Cette semaine, nous partons sur les Hauts Plateaux du Centre, pas seulement parce qu’il y fait bon vivre, mais aussi parce que les Bahnar y ont élu domicile. Les Bahnar, donc : une ethnie qui partage un certain nombre de coutumes ancestrales avec les Ede et les Mnong, que nous commençons à bien connaître, mais qui présente aussi de très nombreuses particularités que nous sommes bien sûr avides de découvrir.

Egalement appelés Boh Nam, Roh ou Ala Kong, les Bahnar ont pris pied sur les Hauts Plateaux du Centre (Tây Nguyên) depuis plusieurs siècles déjà. Aujourd’hui, ils sont encore 227.000, divisés en plusieurs sous-groupes aux noms aux consonances exotiques et gutturales : Ro Ngao, Ro Long, To Lo ou Go Lar Krem, par exemple… Cela étant, tous les Bahnar se comprennent entre eux puisqu’ils parlent la même langue, une langue qui appartient au groupe des langues austro-asiatiques. Mais là, seuls les linguistes les plus distingués seraient à même de comprendre. Et comme la pédanterie universitaire n’est pas de mise sur nos ondes, contentons-nous de savoir que les Bahnar parlent tous la même langue.

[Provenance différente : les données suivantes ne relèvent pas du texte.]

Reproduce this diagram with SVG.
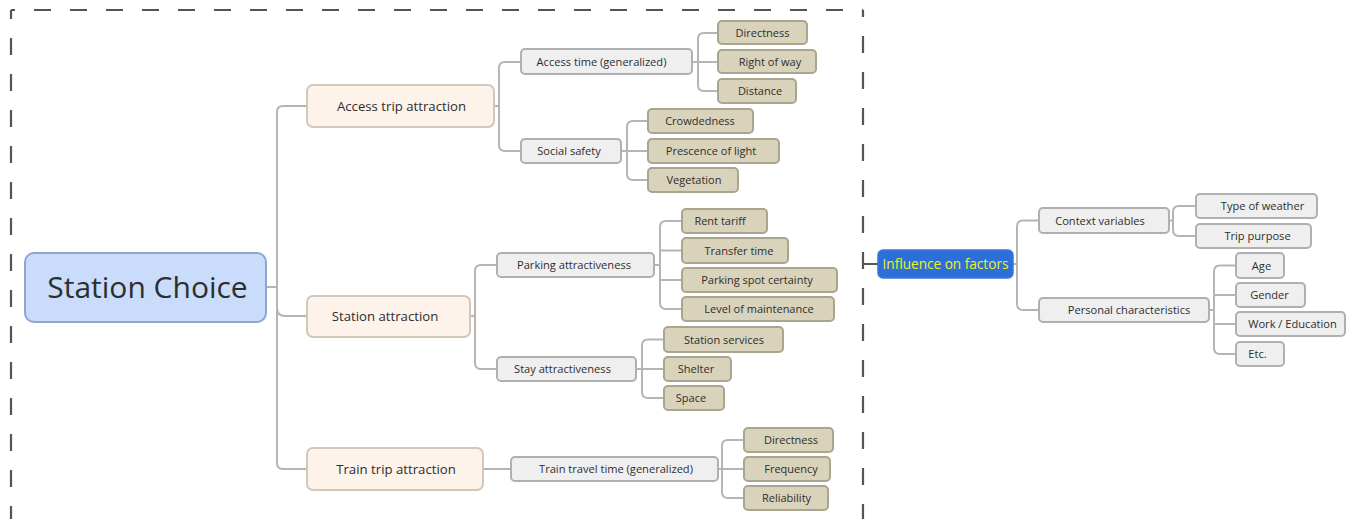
<svg xmlns="http://www.w3.org/2000/svg" width="1354" height="519" viewBox="0 0 1354 519">
  <style>
    text { font-family: "Open Sans", "Liberation Sans", sans-serif; fill: #2e2e2e; text-anchor: middle; }
    .root rect { fill: #c9dcfb; stroke: #8fa6cb; stroke-width: 2; }
    .root text { font-size: 30px; }
    .l1 rect { fill: #fdf3ea; stroke: #d2c7bb; stroke-width: 2; }
    .l1 text { font-size: 13.2px; }
    .l2 rect { fill: #efefef; stroke: #b0b0b0; stroke-width: 2; }
    .l2 text { font-size: 11.1px; }
    .leaf rect { fill: #d9d3bb; stroke: #aaa58f; stroke-width: 2; }
    .leaf text { font-size: 11px; }
    .hub rect { fill: #2c6fd8; stroke: #3a78d8; stroke-width: 1.5; }
    .hub text { font-size: 13.6px; fill: #f2f01a; }
    #connectors path { fill: none; stroke: #b5b5b5; stroke-width: 2; }
    #connectors .link { stroke: #555; }
    .frame { stroke: #555; stroke-width: 2.2; stroke-dasharray: 17 19; fill: none; }
  </style>

  <!-- dashed boundary of the station-choice tree -->
  <g id="frame">
    <line class="frame" x1="11" y1="10" x2="863" y2="10" stroke-dashoffset="13"/>
    <line class="frame" x1="11" y1="10" x2="11" y2="519" stroke-dashoffset="8"/>
    <line class="frame" x1="863" y1="10" x2="863" y2="519" stroke-dashoffset="10"/>
  </g>

  <g id="connectors">
    <!-- root -->
    <path d="M266,287 H277"/>
    <path d="M307,106 H283 Q277,106 277,112 V463 Q277,469 283,469 H307"/>
    <path d="M277,308 Q277,316 285,316 H307"/>
    <!-- access trip attraction -->
    <path d="M494,106 H499"/>
    <path d="M521,62 H505 Q499,62 499,68 V145 Q499,151 505,151 H521"/>
    <!-- access time -->
    <path d="M692,62 H718"/>
    <path d="M718,33 H704 Q698,33 698,39 V85 Q698,91 704,91 H718"/>
    <!-- social safety -->
    <path d="M621,151 H648"/>
    <path d="M648,121 H633 Q627,121 627,127 V174 Q627,180 633,180 H648"/>
    <!-- station attraction -->
    <path d="M470,316 H475"/>
    <path d="M497,265 H481 Q475,265 475,271 V363 Q475,369 481,369 H497"/>
    <!-- parking attractiveness -->
    <path d="M654,265 H660"/>
    <path d="M682,221 H666 Q660,221 660,227 V303 Q660,309 666,309 H682"/>
    <path d="M660,250.5 H682"/>
    <path d="M660,280 H682"/>
    <!-- stay attractiveness -->
    <path d="M636,369 H664"/>
    <path d="M664,339.5 H648 Q642,339.5 642,345.5 V392 Q642,398 648,398 H664"/>
    <!-- train trip attraction -->
    <path d="M483,469 H511"/>
    <path d="M718,469 H744"/>
    <path d="M744,440 H728 Q722,440 722,446 V492 Q722,498 728,498 H744"/>
    <!-- influence on factors -->
    <path class="link" d="M863,264 H878"/>
    <path d="M1013,264 H1017"/>
    <path d="M1039,220.5 H1023 Q1017,220.5 1017,226.5 V304 Q1017,310 1023,310 H1039"/>
    <!-- context variables -->
    <path d="M1169,220.5 H1173"/>
    <path d="M1196,206 H1179 Q1173,206 1173,212 V230 Q1173,236 1179,236 H1196"/>
    <!-- personal characteristics -->
    <path d="M1209,310 H1214"/>
    <path d="M1236,265.5 H1220 Q1214,265.5 1214,271.5 V348 Q1214,354 1220,354 H1236"/>
    <path d="M1214,295 H1236"/>
    <path d="M1214,324 H1236"/>
  </g>

  <g id="station-choice" class="root"><rect x="25" y="253" width="241" height="69" rx="9"/><text x="147.5" y="298">Station Choice</text></g>

  <g id="access-trip" class="l1"><rect x="307" y="85" width="187" height="42" rx="6"/><text x="401.5" y="111">Access trip attraction</text></g>
  <g id="station-attraction" class="l1"><rect x="307" y="296" width="163" height="41" rx="6"/><text x="385" y="321">Station attraction</text></g>
  <g id="train-trip" class="l1"><rect x="307" y="448" width="176" height="42" rx="6"/><text x="396" y="474">Train trip attraction</text></g>

  <g id="access-time" class="l2"><rect x="521" y="49" width="171" height="25" rx="4"/><text x="601.5" y="66">Access time (generalized)</text></g>
  <g id="social-safety" class="l2"><rect x="521" y="139" width="100" height="24" rx="4"/><text x="569" y="155">Social safety</text></g>
  <g id="parking" class="l2"><rect x="497" y="253" width="157" height="24" rx="4"/><text x="574" y="269">Parking attractiveness</text></g>
  <g id="stay" class="l2"><rect x="497" y="357" width="139" height="24" rx="4"/><text x="562.5" y="373">Stay attractiveness</text></g>
  <g id="train-time" class="l2"><rect x="511" y="457" width="207" height="24" rx="4"/><text x="616" y="473">Train travel time (generalized)</text></g>

  <g id="access-directness" class="leaf"><rect x="718" y="21" width="89" height="23" rx="4"/><text x="762.5" y="36.5">Directness</text></g>
  <g id="right-of-way" class="leaf"><rect x="718" y="50" width="98" height="23" rx="4"/><text x="770" y="65.5">Right of way</text></g>
  <g id="distance" class="leaf"><rect x="718" y="79" width="78" height="24" rx="4"/><text x="760" y="95">Distance</text></g>
  <g id="crowdedness" class="leaf"><rect x="648" y="109" width="105" height="24" rx="4"/><text x="700" y="125">Crowdedness</text></g>
  <g id="light" class="leaf"><rect x="648" y="139" width="131" height="24" rx="4"/><text x="711" y="155">Prescence of light</text></g>
  <g id="vegetation" class="leaf"><rect x="648" y="168" width="90" height="24" rx="4"/><text x="694" y="184">Vegetation</text></g>
  <g id="rent-tariff" class="leaf"><rect x="682" y="209" width="85" height="24" rx="4"/><text x="720" y="225">Rent tariff</text></g>
  <g id="transfer-time" class="leaf"><rect x="682" y="238" width="106" height="25" rx="4"/><text x="739" y="254.5">Transfer time</text></g>
  <g id="spot-certainty" class="leaf"><rect x="682" y="268" width="155" height="24" rx="4"/><text x="757" y="284">Parking spot certainty</text></g>
  <g id="maintenance" class="leaf"><rect x="682" y="297" width="152" height="24" rx="4"/><text x="759" y="313">Level of maintenance</text></g>
  <g id="station-services" class="leaf"><rect x="664" y="327" width="119" height="25" rx="4"/><text x="724" y="343.5">Station services</text></g>
  <g id="shelter" class="leaf"><rect x="664" y="357" width="67" height="24" rx="4"/><text x="696" y="373">Shelter</text></g>
  <g id="space" class="leaf"><rect x="664" y="386" width="60" height="24" rx="4"/><text x="691" y="402">Space</text></g>
  <g id="train-directness" class="leaf"><rect x="744" y="428" width="89" height="24" rx="4"/><text x="791" y="444">Directness</text></g>
  <g id="frequency" class="leaf"><rect x="744" y="457" width="86" height="24" rx="4"/><text x="791" y="473">Frequency</text></g>
  <g id="reliability" class="leaf"><rect x="744" y="486" width="84" height="24" rx="4"/><text x="786.5" y="502">Reliability</text></g>

  <g id="influence" class="hub"><rect x="878" y="250" width="135" height="28" rx="5"/><text x="945.5" y="269">Influence on factors</text></g>

  <g id="context" class="l2"><rect x="1039" y="208" width="130" height="25" rx="4"/><text x="1100" y="224.5">Context variables</text></g>
  <g id="personal" class="l2"><rect x="1039" y="298" width="170" height="24" rx="4"/><text x="1129" y="314">Personal characteristics</text></g>
  <g id="weather" class="l2"><rect x="1196" y="194" width="121" height="24" rx="4"/><text x="1262.5" y="210">Type of weather</text></g>
  <g id="trip-purpose" class="l2"><rect x="1196" y="224" width="115" height="24" rx="4"/><text x="1257.5" y="240">Trip purpose</text></g>
  <g id="age" class="l2"><rect x="1236" y="253" width="48" height="25" rx="4"/><text x="1261.5" y="269.5">Age</text></g>
  <g id="gender" class="l2"><rect x="1236" y="283" width="69" height="24" rx="4"/><text x="1269.5" y="299">Gender</text></g>
  <g id="work" class="l2"><rect x="1236" y="312" width="109" height="24" rx="4"/><text x="1292.5" y="328">Work / Education</text></g>
  <g id="etc" class="l2"><rect x="1236" y="342" width="48" height="24" rx="4"/><text x="1257.5" y="358">Etc.</text></g>
</svg>
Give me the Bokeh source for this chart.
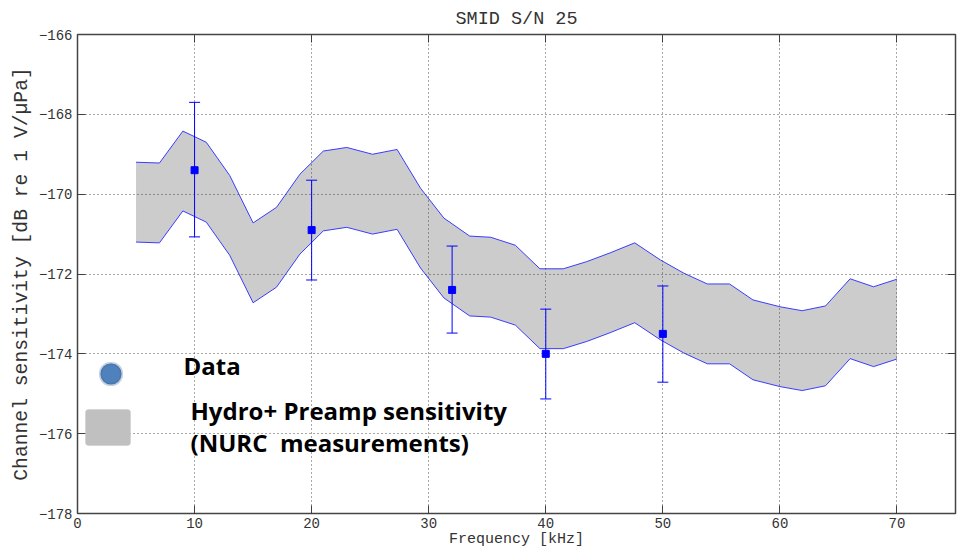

Les Bahnar vivent essentiellement dans les provinces de Gia Lai, de Kon Tum, et dans la partie méridionale du Centre. Le climat des Hauts Plateaux est rude - on ne le dira jamais assez, ce qui a d’abord poussé les Bahnar à cultiver sur brûlis. Heureusement, dès le début du 20ème siècle, le Kinh les ont initiés à la riziculture inondée.

Chez les Bahnar, ce sont les femmes qui décident ! Qu’on se le dise ! Comment ? On me signale, chères lectrices, que vous êtes déjà prêtes à plier bagage pour rejoindre ce pays de cocagne où, une fois n’est pas coutume, la femme régente tout ? Attendez, pas si vite ! Même si les femmes qui ont du pouvoir, ce sont quand même elles qui travaillent le plus. Très tôt le matin, elles partent dans les champs… Eh oui, voilà qui calme déjà quelques ardeurs, non ? Les femmes bahnar sont donc des paysannes, dures à la tâche, mais aussi des tisseuses hors pair. Créatives et habiles, elles sont capables de créer toutes sortes de motifs pour décorer leurs vêtements, leurs nappes et leurs couvertures.

« A l’âge de 14-15 ans, j’étais déjà capable de tisser n’importe quoi, nous dit La Lan Thi Minh, une tisseuse de renom, c’est ma mère qui m’a appris à tisser, et elle-même l’avait appris de ma grand-mère… Maintenant, il y a des ateliers où les moins jeunes apprennent aux plus jeunes… Il y en a qui se défendent bien, d’ailleurs ! ».

Les Bahnar, dont la vie reste encore rustique et traditionnelle, habitent dans des maisons sur pilotis, ce qui leur permet de garder un relatif isolement en saison des pluies, mais aussi de se prémunir d’éventuels visiteurs indésirables : serpents et autres bêtes sauvages, par exemple… Les maisons anciennes sont plutôt bâties en longueur. Il faut dire que plusieurs générations y cohabitent. Quant à la maison communale, le fameux Rong, elle sert aux activités collectives : réunions, cérémonies rituelles, festivités.... Autant d’occasions de se retrouver pour vider quelques jarres d’alcool et frapper les gongs. « Les Bahnar sortent les gongs lors des cérémonies importantes pour créer une ambiance festive. C’est la tradition, en tous cas », indique Dinh Srum, de la province de Dak Lak.

Les gongs, c’est vrai, qui ont une valeur très symbolique pour les Bahnar, mais aussi d’autres instruments comme le T’rung et le Klong put, ou encore les récits épiques… C’est qu’il est richissime, le folklore bahnar ! Le seul fait de l’évoquer revient à ouvrir une boîte de Pandore, ce que nous ne manquerons pas de faire lors de nos prochaines pérégrinations ethnico-chromatiques hebdomadaires.